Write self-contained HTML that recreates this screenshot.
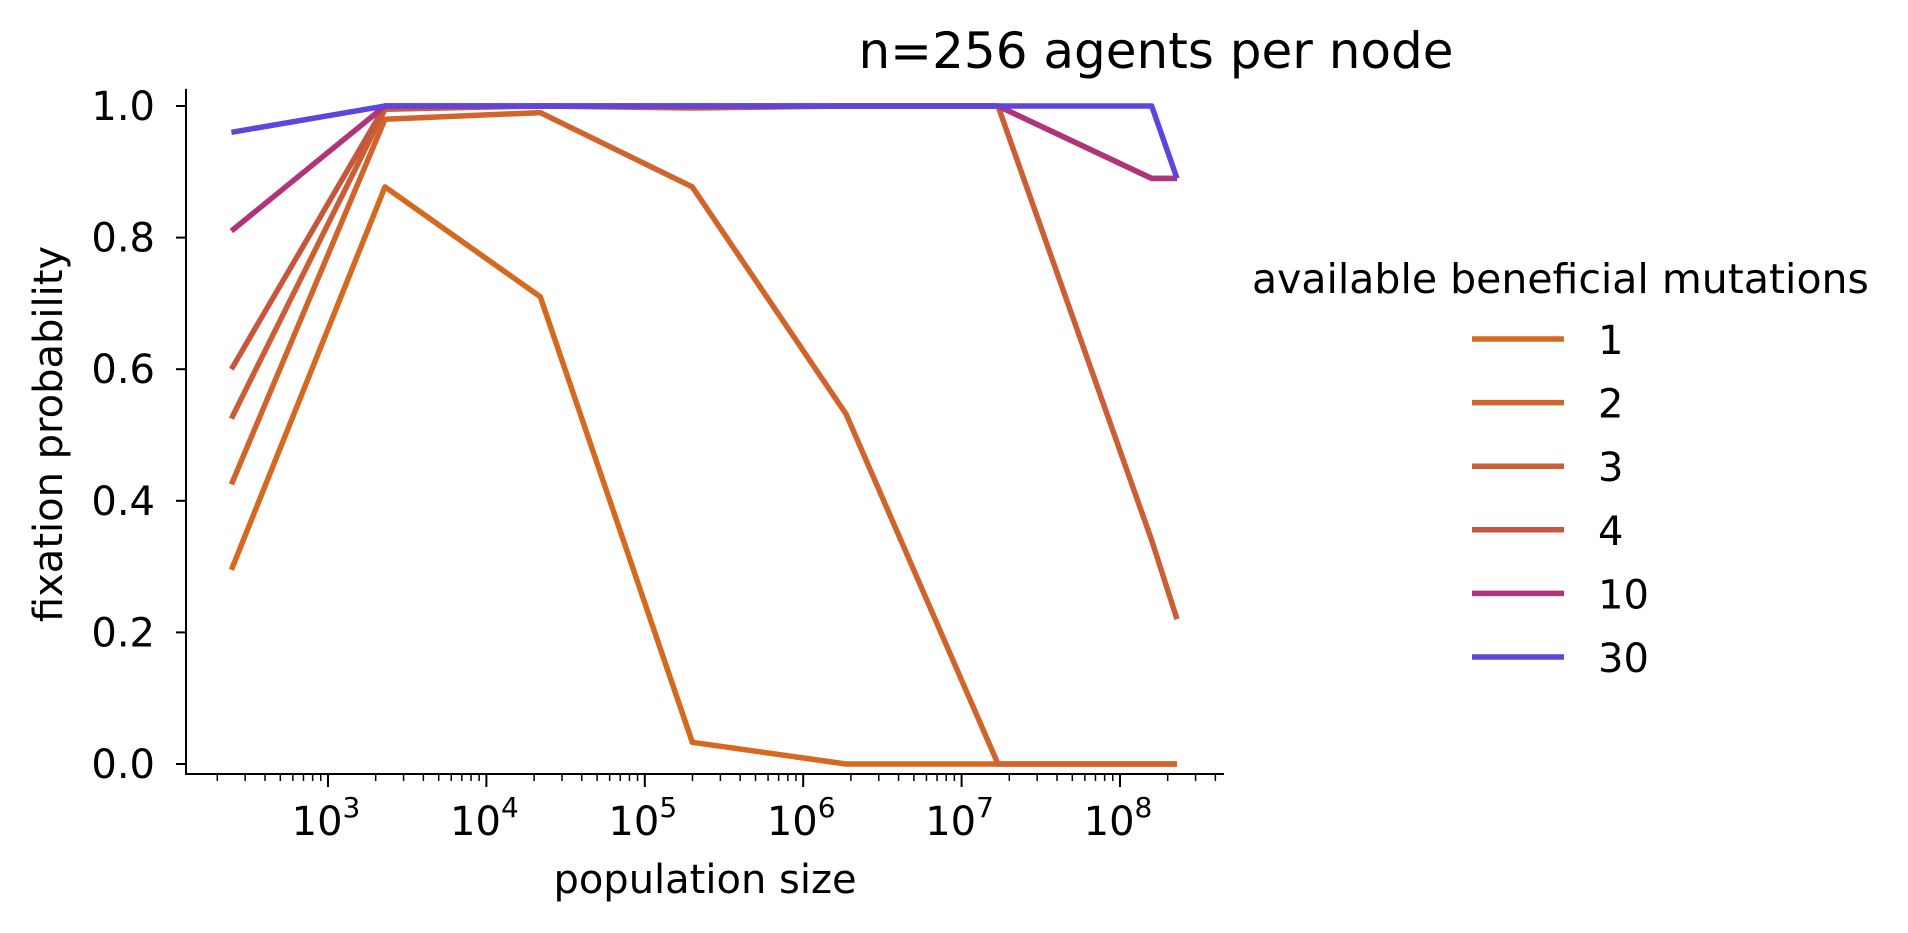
<!DOCTYPE html>
<html><head><meta charset="utf-8"><style>
html,body{margin:0;padding:0;background:#fff;}
svg{display:block;font-family:"DejaVu Sans","Liberation Sans",sans-serif;}
</style></head><body>
<svg id="chart" width="1908" height="933" viewBox="0 0 1908 933" xmlns="http://www.w3.org/2000/svg">
<text x="1156" y="68" font-size="50" text-anchor="middle">n=256 agents per node</text>
<g id="plot"></g>
<text x="705" y="893" font-size="40" text-anchor="middle">population size</text>
<text transform="translate(62,434) rotate(-90)" font-size="40" text-anchor="middle">fixation probability</text>
<text x="1252" y="293" font-size="41">available beneficial mutations</text>
<g id="legend"></g>
</svg>
<script>
const xLog = [2.39, 3.36, 4.34, 5.30, 6.27, 7.23, 8.20, 8.36];
const seriesNames = ["1","2","3","4","10","30"];
const s1 = [0.295, 0.877, 0.71, 0.033, 0.0, 0.0, 0.0, 0.0];
const s2 = [0.425, 0.98, 0.99, 0.877, 0.532, 0.0, 0.0, 0.0];
const s3 = [0.525, 0.995, 1.0, 0.997, 1.0, 1.0, 0.34, 0.22];
const s4 = [0.6, 1.0, 1.0, 1.0, 1.0, 1.0, 0.89, 0.89];
const s10 = [0.81, 1.0, 1.0, 1.0, 1.0, 1.0, 0.89, 0.89];
const s30 = [0.96, 1.0, 1.0, 1.0, 1.0, 1.0, 1.0, 0.89];
const yTicks = [0.0, 0.2, 0.4, 0.6, 0.8, 1.0];
const xTickExps = [3,4,5,6,7,8];
const colors = ["#d4691f","#d0642a","#cb5e35","#c6573d","#b0347a","#5e45dc"];
const allSeries = [s1,s2,s3,s4,s10,s30];

const NS="http://www.w3.org/2000/svg";
const plot=document.getElementById('plot');
const X0=186, X1=1224, YB=774;
const xs=l=>328+(l-3)*158.4;
const ys=v=>764-v*658;
function mk(tag,attrs,parent){const e=document.createElementNS(NS,tag);for(const k in attrs)e.setAttribute(k,attrs[k]);parent.appendChild(e);return e;}

const spines=mk('path',{d:`M${X0},${ys(1.02)-4} V${YB} H${X1}`,stroke:'#000','stroke-width':2,fill:'none'},plot);



yTicks.forEach(v=>{
  const t=mk('line',{x1:X0-10,x2:X0,y1:ys(v),y2:ys(v),stroke:'#000','stroke-width':2},plot);
  
  
  const lb=mk('text',{x:155,y:ys(v)+14,'font-size':40,'text-anchor':'end'},plot);
  lb.textContent=v.toFixed(1);
  
  
});
const lmin=(X0-328)/158.4+3, lmax=(X1-328)/158.4+3;
for(let e=2;e<=8;e++){for(let m=1;m<10;m++){const l=e+Math.log10(m);if(l<lmin||l>lmax)continue;
  const major=m===1;
  const t=mk('line',{x1:xs(l),x2:xs(l),y1:YB,y2:YB+(major?13:7),stroke:'#000','stroke-width':major?2:1.5},plot);
  
  
}}
xTickExps.forEach(e=>{
  const lb=mk('text',{x:xs(e)-2,y:835,'font-size':40,'text-anchor':'middle'},plot);
  
  
  lb.appendChild(document.createTextNode('10'));
  const sp=mk('tspan',{dy:-18,'font-size':28},lb);sp.textContent=String(e);
});
allSeries.forEach((s,i)=>{
  const d=s.map((v,j)=>(j?'L':'M')+xs(xLog[j]).toFixed(1)+','+ys(v).toFixed(1)).join(' ');
  const p=mk('path',{d:d,stroke:colors[i],'stroke-width':5.5,fill:'none','stroke-linejoin':'round'},plot);
  
  
});
const lg=document.getElementById('legend');
seriesNames.forEach((n,i)=>{
  const y=339+i*63.6;
  const ln=mk('line',{x1:1472,x2:1564,y1:y,y2:y,stroke:colors[i],'stroke-width':5.5},lg);
  
  
  const t=mk('text',{x:1598,y:y+15,'font-size':40},lg);
  t.textContent=n;
  
  
});
</script>
</body></html>
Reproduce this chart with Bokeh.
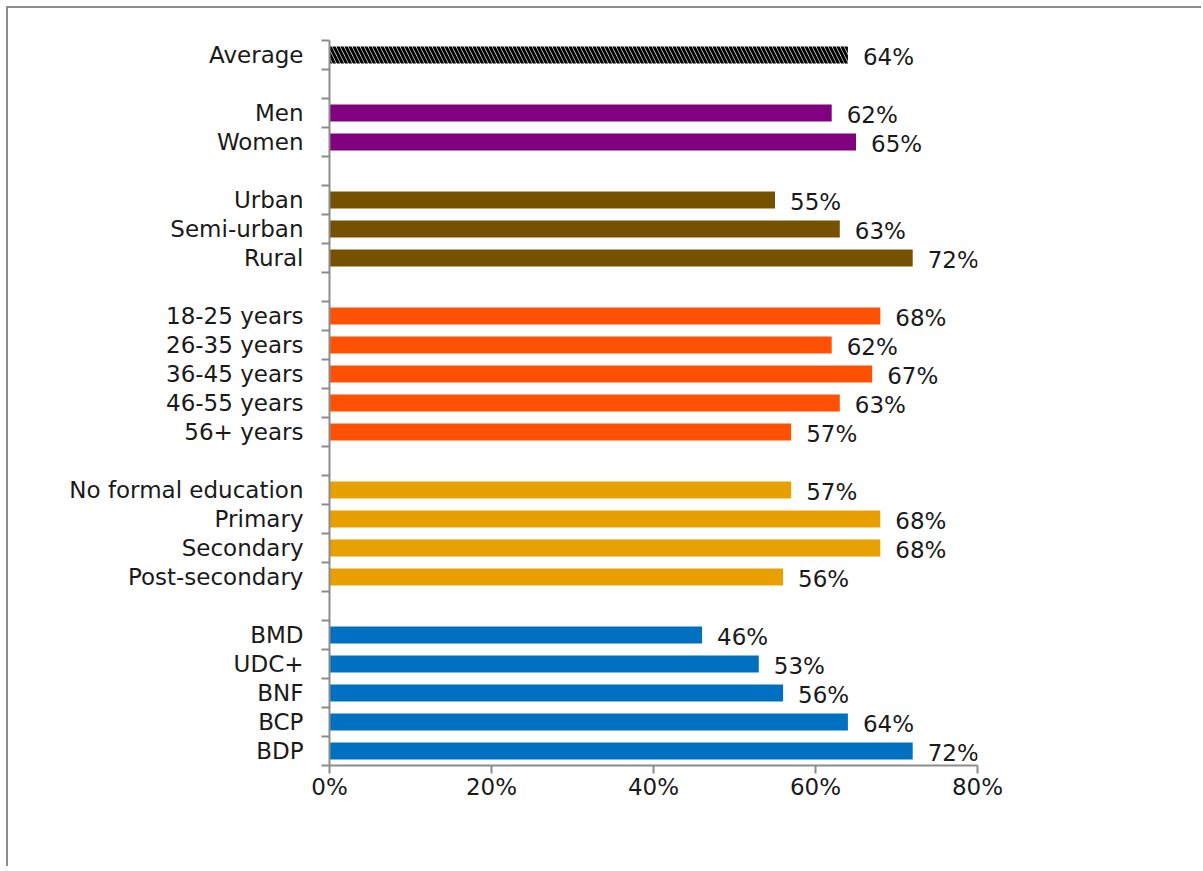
from bokeh.plotting import figure
from bokeh.models import Range1d, FixedTicker, ColumnDataSource, LabelSet, PrintfTickFormatter
from bokeh.core.properties import value
from bokeh.embed import file_html
from bokeh.resources import INLINE

# ---- data ----
groups = [
    (["Average"], [64], "#FFFFFF"),
    (["Men", "Women"], [62, 65], "#800080"),
    (["Urban", "Semi-urban", "Rural"], [55, 63, 72], "#765200"),
    (["18-25 years", "26-35 years", "36-45 years", "46-55 years", "56+ years"], [68, 62, 67, 63, 57], "#FF5004"),
    (["No formal education", "Primary", "Secondary", "Post-secondary"], [57, 68, 68, 56], "#E8A000"),
    (["BMD", "UDC+", "BNF", "BCP", "BDP"], [46, 53, 56, 64, 72], "#0070C0"),
]
x_ticks = [0, 20, 40, 60, 80]

FONT = "DejaVu Sans"
FS = "23px"

names, vals, cols, ys = [], [], [], []
slot = 0
for gi, (cats, v, c) in enumerate(groups):
    if gi > 0:
        slot += 1  # gap slot
    for n, val in zip(cats, v):
        names.append(n)
        vals.append(val)
        cols.append(c)
        ys.append(slot + 0.5)
        slot += 1
nslots = slot

W, H = 1195, 860
ML, MT = 321, 32
p = figure(width=W, height=H, output_backend="svg", toolbar_location=None,
           x_range=Range1d(0, 80), y_range=Range1d(nslots, 0),
           min_border_left=ML, min_border_right=W - ML - 648,
           min_border_top=MT, min_border_bottom=H - MT - 725)
p.styles = {"border-left": "2px solid #8c8c8c", "border-top": "2px solid #8c8c8c",
            "margin-left": "6px", "margin-top": "6px"}
p.outline_line_color = None
p.xgrid.visible = False
p.ygrid.visible = False

src = ColumnDataSource(dict(y=ys, v=vals, c=cols, lab=[f"{x}%" for x in vals]))
main = ColumnDataSource(dict(y=ys[1:], v=vals[1:], c=cols[1:]))
avg = ColumnDataSource(dict(y=ys[:1], v=vals[:1]))
p.hbar(y="y", right="v", left=0, height=0.58, fill_color="c", line_color=None, source=main)
p.hbar(y="y", right="v", left=0, height=0.58, fill_color="white", line_color=None,
       hatch_pattern="\\", hatch_color="black", hatch_scale=8, hatch_weight=3, source=avg)

labels = LabelSet(x="v", y="y", text="lab", source=src, x_offset=15, y_offset=-2,
                  text_baseline="middle", text_font=value(FONT), text_font_size=FS,
                  text_color="#1a1a1a")
p.add_layout(labels)

ya = p.yaxis[0]
ya.ticker = FixedTicker(ticks=ys, minor_ticks=list(range(nslots + 1)))
ya.major_label_overrides = {y: n for y, n in zip(ys, names)}
ya.major_tick_line_color = None
ya.major_tick_out = 0
ya.major_tick_in = 0
ya.minor_tick_out = 8
ya.minor_tick_in = 0
ya.minor_tick_line_color = "#8c8c8c"
ya.minor_tick_line_width = 2
ya.axis_line_color = "#8c8c8c"
ya.axis_line_width = 2
ya.major_label_standoff = 18
ya.major_label_text_font = FONT
ya.major_label_text_font_size = FS
ya.major_label_text_color = "#1a1a1a"

xa = p.xaxis[0]
xa.ticker = FixedTicker(ticks=x_ticks)
xa.formatter = PrintfTickFormatter(format="%d%%")
xa.minor_tick_line_color = None
xa.major_tick_out = 8
xa.major_tick_in = 0
xa.major_tick_line_color = "#8c8c8c"
xa.major_tick_line_width = 2
xa.axis_line_color = "#8c8c8c"
xa.axis_line_width = 2
xa.major_label_standoff = 0
xa.major_label_text_font = FONT
xa.major_label_text_font_size = FS
xa.major_label_text_color = "#1a1a1a"

open("out.html", "w").write(file_html(p, INLINE))
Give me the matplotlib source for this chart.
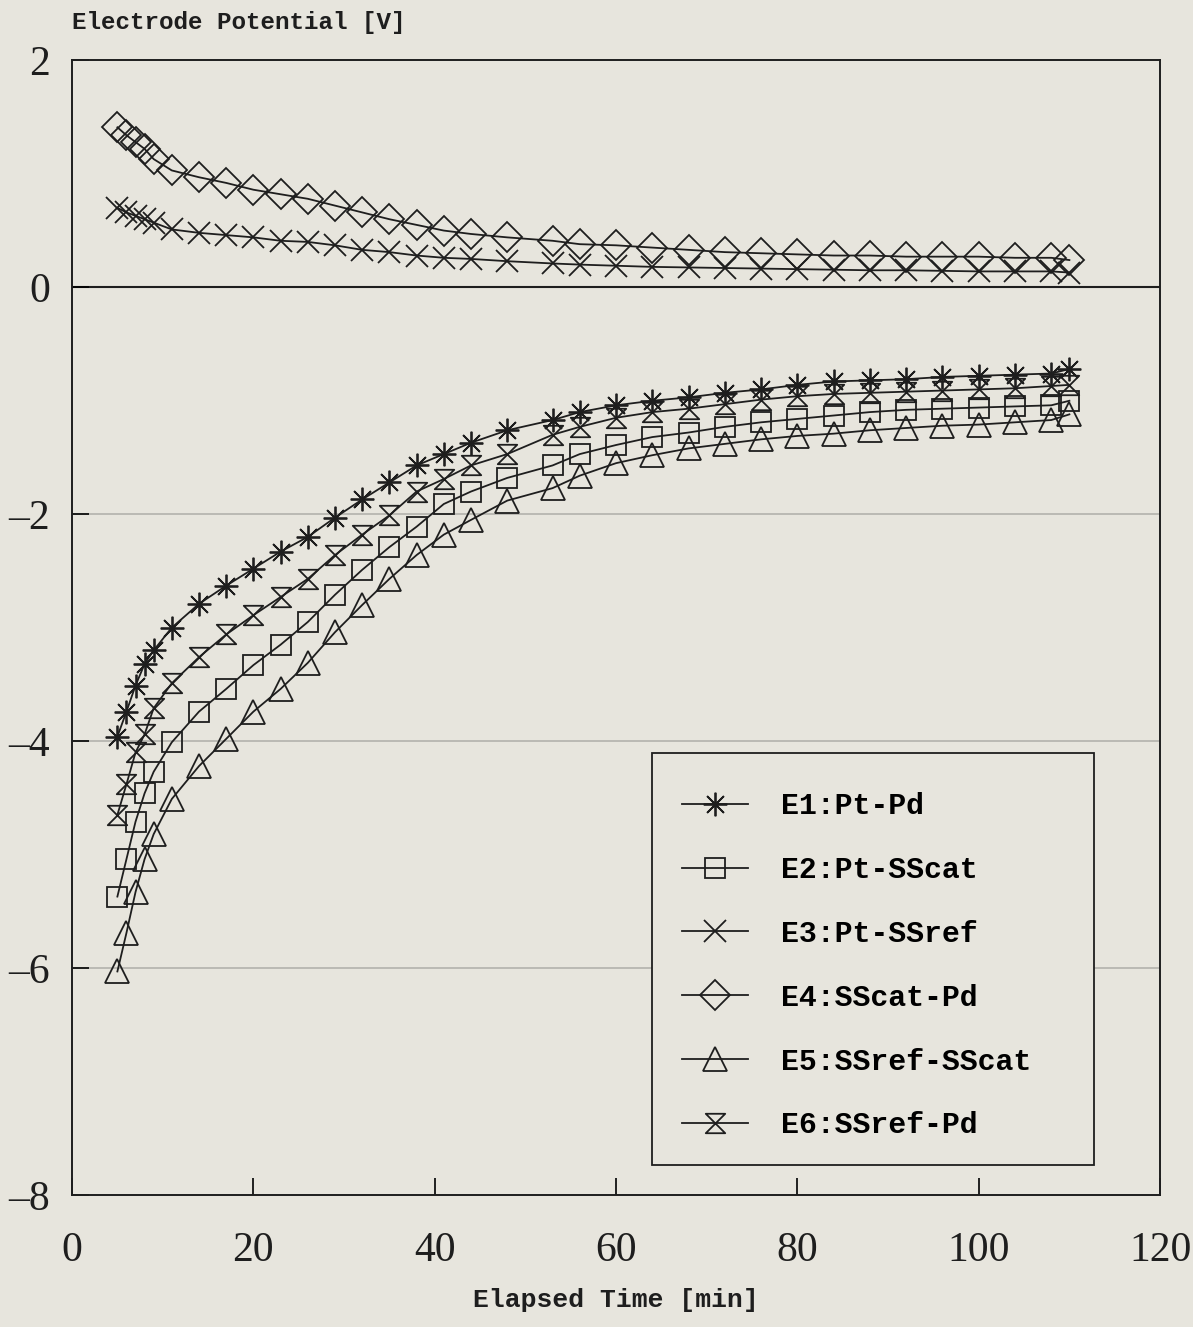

***

** EXERCISE **
Nothing but the lines from the one with "Reproduce this chart with Bokeh." through the one with "from bokeh.resources import INLINE" is to be copied, exactly and ends included. Leave pictures out.

** COMPLETE ANSWER **
Reproduce this chart with Bokeh.
from bokeh.plotting import figure
from bokeh.models import Range1d, FixedTicker, ColumnDataSource, LabelSet, PrintfTickFormatter
from bokeh.core.properties import value
from bokeh.embed import file_html
from bokeh.resources import INLINE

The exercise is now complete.